# Which webcam is the best supported by linux?

## devsk

Well, the subject says it all. I will appreciate if people mentioned their experiences. I plan to use it with skype.

Thanks,

devsk

PS: When I say best supported: it means, the webcam has a mature driver, is reliable, is being actively developed and doesn't oops the kernel every now and then... :Smile: 

----------

## octanez

What interface are you looking for? Strictly USB2 or are you open to using Firewire cameras? Firewire (IEEE1394) video input is very stable and mature.

----------

## devsk

 *octanez wrote:*   

> What interface are you looking for? Strictly USB2 or are you open to using Firewire cameras? Firewire (IEEE1394) video input is very stable and mature.

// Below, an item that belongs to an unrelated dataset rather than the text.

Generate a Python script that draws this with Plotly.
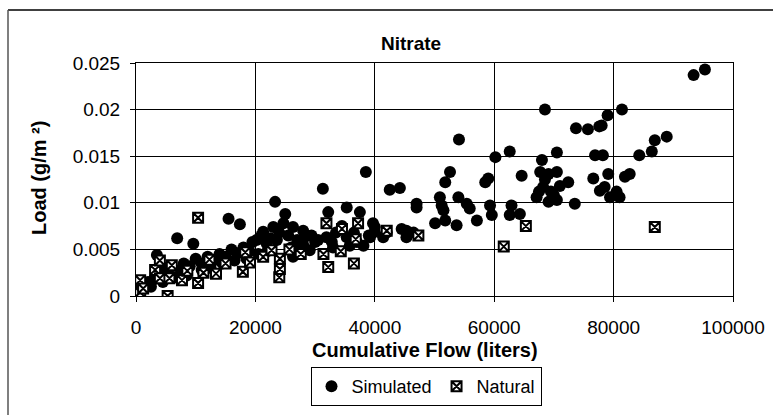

 both are fine. But I think USB would be better supported (reliability wise).

----------

## majoron

 *devsk wrote:*   

> Well, the subject says it all. I will appreciate if people mentioned their experiences. I plan to use it with skype.

 

I'm also interested. In fact I bought a cheap one (Conceptronic flexcam), and it was really frustrating.

But...

 *octanez wrote:*   

> What interface are you looking for? Strictly USB2 or are you open to using Firewire cameras? Firewire (IEEE1394) video input is very stable and mature.

 

I have a videocamera with Firewire. Can it be used as a webcam? That would be great...

----------

## kernelOfTruth

 *devsk wrote:*   

>  *octanez wrote:*   What interface are you looking for? Strictly USB2 or are you open to using Firewire cameras? Firewire (IEEE1394) video input is very stable and mature. both are fine. But I think USB would be better supported (reliability wise).

 

 logitech quickcam pro 9000 

dunno which is best supported, but it works fine with skype, ekiga, cheese, ...   :Smile: 

make sure you use latest linux-uvc driver   :Idea: 

----------